Il convient toutefois de souligner que cette version fait partie d’un certain nombre de «théories du complot». Elle est largement spéculative et pourrait donc s’avérer inexacte au fur et à mesure de l’apparition d’informations supplémentaires.

Quoi qu’il en soit, même si le Kremlin a réussi à éviter une crise existentielle pour l’instant, cette dernière journée a porté un coup sérieux à la crédibilité du Kremlin. Elle a porté atteinte à l’image d’invincibilité de Poutine. Jusqu’à présent, il était considéré comme le garant de la stabilité au sein de l’élite dirigeante, s’appuyant et manœuvrant entre différentes sections pour garder le contrôle. Aujourd’hui, l’un de ses enfants préférés – Prigojine – a sérieusement secoué le bateau. On ne sait toujours pas ce que contient le petit texte de l’accord avec Prigojine, mais il est désormais probable que Poutine devra contrôler les actions de Choïgou et de Guerassimov, s’il veut éviter de nouvelles révoltes.
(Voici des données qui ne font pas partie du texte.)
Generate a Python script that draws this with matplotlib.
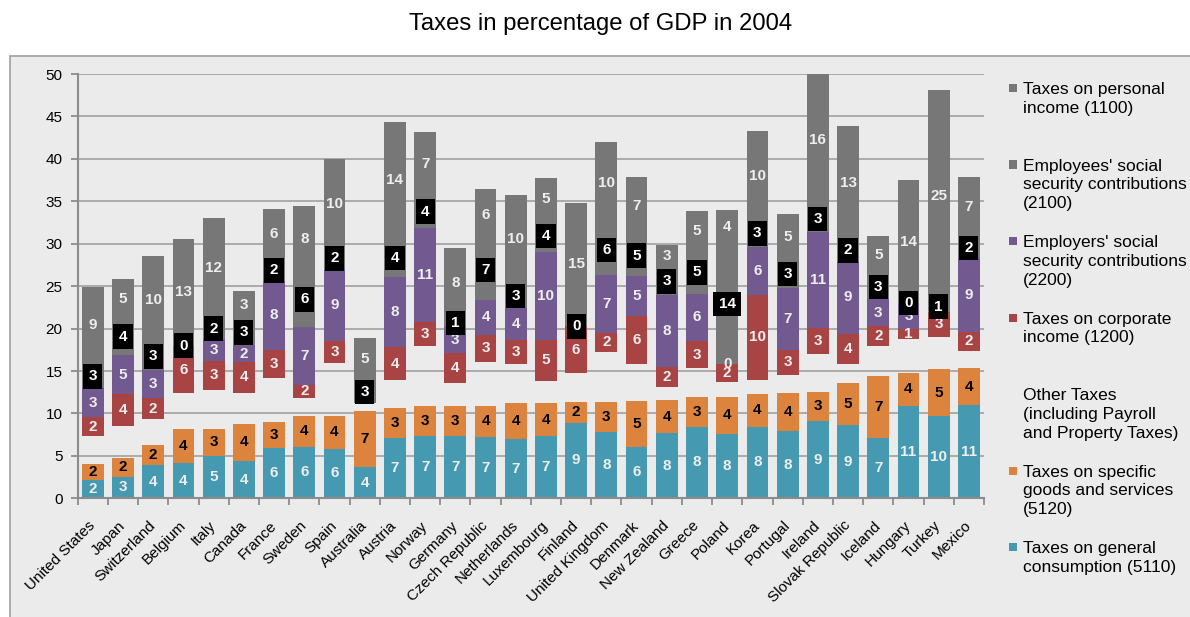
import numpy as np
import matplotlib.pyplot as plt
from matplotlib.patches import Rectangle

plt.rcParams['font.family'] = ['Liberation Sans', 'DejaVu Sans']

countries = ['United States', 'Japan', 'Switzerland', 'Belgium', 'Italy', 'Canada',
             'France', 'Sweden', 'Spain', 'Australia', 'Austria', 'Norway', 'Germany',
             'Czech Republic', 'Netherlands', 'Luxembourg', 'Finland', 'United Kingdom',
             'Denmark', 'New Zealand', 'Greece', 'Poland', 'Korea', 'Portugal',
             'Ireland', 'Slovak Republic', 'Iceland', 'Hungary', 'Turkey', 'Mexico']

# % of GDP, bottom to top of each column
general = [2.16, 2.55, 3.93, 4.12, 4.99, 4.40, 5.97, 6.09, 5.85, 3.69, 7.15, 7.38, 7.38,
           7.23, 6.99, 7.38, 8.92, 7.86, 6.09, 7.66, 8.44, 7.55, 8.44, 7.93, 9.11,
           8.64, 7.15, 10.92, 9.74, 11.00]
specific = [1.89, 2.20, 2.35, 4.05, 3.18, 4.36, 3.02, 3.61, 3.85, 6.64, 3.45, 3.45, 3.45,
            3.69, 4.28, 3.81, 2.47, 3.45, 5.42, 3.93, 3.45, 4.43, 3.85, 4.45, 3.45,
            4.99, 7.26, 3.89, 5.45, 4.32]
other = [3.29, 3.77, 3.07, 4.20, 4.60, 3.69, 5.23, 2.16, 6.21, 0.85, 3.34, 7.16, 2.72,
         5.18, 4.56, 2.67, 3.34, 5.97, 4.28, 1.57, 3.43, 1.77, 1.65, 2.15, 4.45,
         2.16, 3.54, 3.96, 3.86, 2.04]
corporate = [2.20, 3.77, 2.45, 5.55, 3.45, 3.60, 3.26, 1.55, 2.60, 0.00, 3.85, 2.83, 3.54,
             3.15, 2.83, 4.80, 5.55, 2.16, 5.69, 2.35, 3.22, 2.08, 10.02, 2.95, 3.02,
             3.60, 2.36, 1.14, 2.90, 2.28]
employers = [3.40, 4.55, 3.34, 0.05, 2.55, 2.02, 8.17, 6.82, 8.55, 0.00, 8.33, 11.07, 3.07,
             4.12, 3.73, 10.41, 0.00, 6.88, 4.72, 8.45, 5.54, 0.00, 5.69, 7.34, 11.39,
             8.60, 3.14, 3.10, 0.05, 8.64]
employees = [2.90, 4.40, 3.14, 0.00, 2.45, 2.98, 2.45, 6.45, 2.45, 2.70, 4.40, 3.78, 1.00,
             7.06, 2.90, 3.68, 0.00, 5.88, 4.78, 3.22, 5.10, 14.14, 3.14, 3.22, 2.98,
             2.45, 2.90, 0.00, 1.20, 2.45]
personal = [9.06, 4.60, 10.27, 12.59, 11.81, 3.38, 5.99, 7.81, 10.45, 5.01, 13.86, 7.45, 8.38,
            6.02, 10.45, 4.96, 14.55, 9.83, 6.92, 2.67, 4.68, 4.00, 10.45, 5.46, 15.60,
            13.43, 4.56, 14.45, 24.86, 7.09]

series = [
    # values, bar colour, label colour, label style
    (general, '#4599b0', '#eeeeee', 'plain'),
    (specific, '#dc843d', 'black', 'plain'),
    (other, 'none', None, None),
    (corporate, '#a84444', '#eeeeee', 'plain'),
    (employers, '#72598f', '#eeeeee', 'plain'),
    (employees, '#777777', 'white', 'box'),
    (personal, '#777777', '#eeeeee', 'plain'),
]

legend_names = ["Taxes on personal\nincome (1100)",
                "Employees' social\nsecurity contributions\n(2100)",
                "Employers' social\nsecurity contributions\n(2200)",
                "Taxes on corporate\nincome (1200)",
                "Other Taxes\n(including Payroll\nand Property Taxes)",
                "Taxes on specific\ngoods and services\n(5120)",
                "Taxes on general\nconsumption (5110)"]
legend_colors = ['#777777', '#777777', '#72598f', '#a84444', None, '#dc843d', '#4599b0']

W, H = 1190, 617
fig = plt.figure(figsize=(W / 100, H / 100), dpi=100, facecolor='white')
fig.patches.append(Rectangle((10 / W, -0.1), 1.2, 1 - 56 / H + 0.1, transform=fig.transFigure,
                             facecolor='#ebebeb', edgecolor='#a0a0a0', lw=1.2, zorder=-10))
fig.text(0.505, 1 - 24 / H, 'Taxes in percentage of GDP in 2004', ha='center', va='center',
         fontsize=17.2)

ax = fig.add_axes([77.7 / W, 1 - 498.3 / H, (984 - 77.7) / W, (498.3 - 74) / H])
ax.set_facecolor('none')

x = np.arange(len(countries))
bottom = np.zeros(len(countries))
for vals, col, tcol, style in series:
    vals = np.array(vals)
    if col != 'none':
        ax.bar(x, vals, 0.72, bottom=bottom, color=col, zorder=2)
    if tcol is not None:
        for i in range(len(x)):
            y = bottom[i] + vals[i] / 2
            if y > 50:
                continue
            s = '%d' % round(vals[i])
            if style == 'box':
                ax.text(x[i], y, s, ha='center', va='center', fontsize=11, fontweight='bold',
                        color=tcol, zorder=5,
                        bbox=dict(boxstyle='square,pad=0.35', fc='black', ec='none'))
            else:
                ax.text(x[i], y, s, ha='center', va='center', fontsize=11, fontweight='bold',
                        color=tcol, zorder=4)
    bottom = bottom + vals

ax.set_xlim(-0.5, len(countries) - 0.5)
ax.set_ylim(0, 50)
ax.set_yticks(np.arange(0, 51, 5))
ax.yaxis.grid(True, color='#a6a6a6', lw=1.3)
ax.set_axisbelow(True)
for sp in ['top', 'right']:
    ax.spines[sp].set_visible(False)
for sp in ['left', 'bottom']:
    ax.spines[sp].set_color('#8c8c8c')
    ax.spines[sp].set_linewidth(1.5)
ax.tick_params(axis='y', length=5, color='#8c8c8c', width=1.3, labelsize=11, pad=6)
ax.set_xticks(x)
ax.set_xticklabels(countries, rotation=45, ha='right', va='center', rotation_mode='anchor',
                   fontsize=11)
ax.tick_params(axis='x', which='major', length=0, pad=18)
ax.set_xticks(np.arange(-0.5, len(countries), 1), minor=True)
ax.tick_params(axis='x', which='minor', length=5, color='#8c8c8c', width=1.3)

# legend, one slot per entry like the original
for k, (name, col) in enumerate(zip(legend_names, legend_colors)):
    yc = 88 + 76.5 * k
    if col is not None:
        fig.patches.append(Rectangle((1009 / W, 1 - (yc + 4) / H), 8 / W, 8 / H,
                                     transform=fig.transFigure, facecolor=col, edgecolor='none'))
    fig.text(1023 / W, 1 - (yc - 6) / H, name, ha='left', va='top', fontsize=12.5,
             linespacing=1.32)

plt.savefig('out.png', dpi=100, facecolor='white')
La mutinerie a également nui aux actions de l’armée russe en Ukraine. Outre le fait qu’elle a remonté le moral des forces ukrainiennes, alors que l’armée russe commençait à retirer ses forces de l’est de l’Ukraine, prêtes à s’opposer à Prigojine, l’armée ukrainienne a annoncé de nouveaux gains, encore modestes, dans son offensive. Elle a continué à encercler Bakhmut et s’est emparée de la ville de Krasnohorivka, une banlieue de Donetsk qui était contrôlée par les forces russes depuis 2014.

Si Prigojine avait réussi à atteindre Moscou et qu’une fusillade s’était déclenchée, cela laissait entrevoir l’éclatement du pays en factions belligérantes, dans une guerre civile aux multiples facettes. Le chef tchétchène Kadyrov avait déjà envoyé son armée, déclarant qu’il reprendrait Rostov à Prigojine. Cette déclaration aura suscité l’inquiétude dans les capitales du monde entier.

L’impérialisme occidental souhaite voir l’impérialisme russe repoussé à l’intérieur de ses frontières, mais craint une répétition des années 1990 lorsque, après la restauration du capitalisme, la région est devenue un foyer de seigneurs de la guerre et de conflits ethniques. Le régime chinois semble lui aussi s’abstenir de tout commentaire, sans doute préoccupé par le danger d’une telle instabilité chez son plus grand voisin. Il n’appréciera pas que le dirigeant de son principal partenaire stratégique soit perçu comme de plus en plus affaibli sur la scène mondiale. Aujourd’hui, les puissances impérialistes s’interrogent sur les conséquences du recul de Wagner pour d’autres pays, notamment sur le continent africain où les mercenaires de Wagner sont particulièrement actifs.

L’affaiblissement de l’autorité de Poutine se traduira à un moment donné par une augmentation de la politisation des Russes. Il est essentiel que cela serve à argumenter et à construire une alternative internationaliste et socialiste aux bellicistes capitalistes corrompus actuels et à leur régime.